Israel’s Cellebrite linked to FBI’s iPhone hack attempt

Bizarre, but true. The story is very simple. The FBI have been demanding that Apple Inc help them crack the phone of the San Bernadino attackers, who terrorised California in December. The mega conglomerate has refused to cooperate. Instead, the FBI has now turned to an Israeli cyber security firm that specialises in mobile forensics.

However, the background to the story also needs to be recalled. Just as Israeli high-tech growth has continued very solidly over the past few years, the country’s relationship with the Obama administration has gone in the other direction. Somehow Bibi and Barack cannot find a way to get along. So to find the top cops of America turning to Israel for help may at first sight seem a little unusual.
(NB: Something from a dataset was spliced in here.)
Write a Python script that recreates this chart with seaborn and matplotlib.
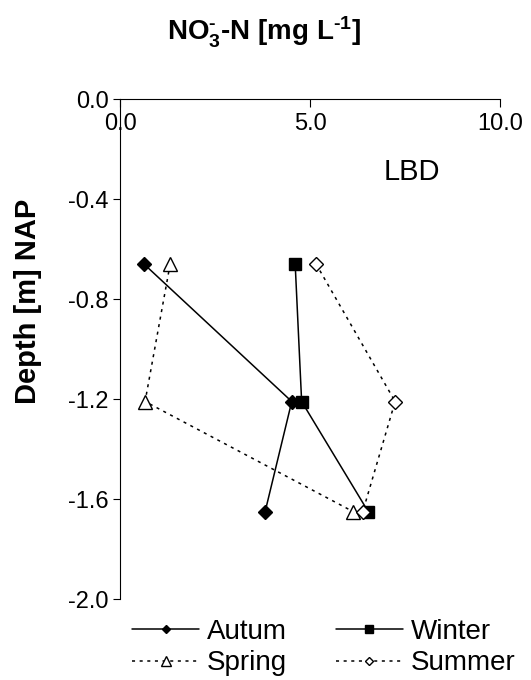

There again, this week Jews around the world are celebrating the festival of Purim. It recalls a time when Haman, the senior minister to King Xerxes – known in Hebrew as Ahaseurus – wanted to kill all the Jews in the Persian empire. Mordechai and Esther turned the plot around. The instigators were eventually hanged.

Parallels with the policies of modern Iran? History shows us that the obvious and the expected is not always what happens. Israeli high-tech merely exemplifies how this pattern continues.

We should offer congratulations for some assertive lateral thinking by the American detectives. And viewing Apple’s refusal in the light of the Brussels massacre, you have to wonder again if the company needs to rethink its policy.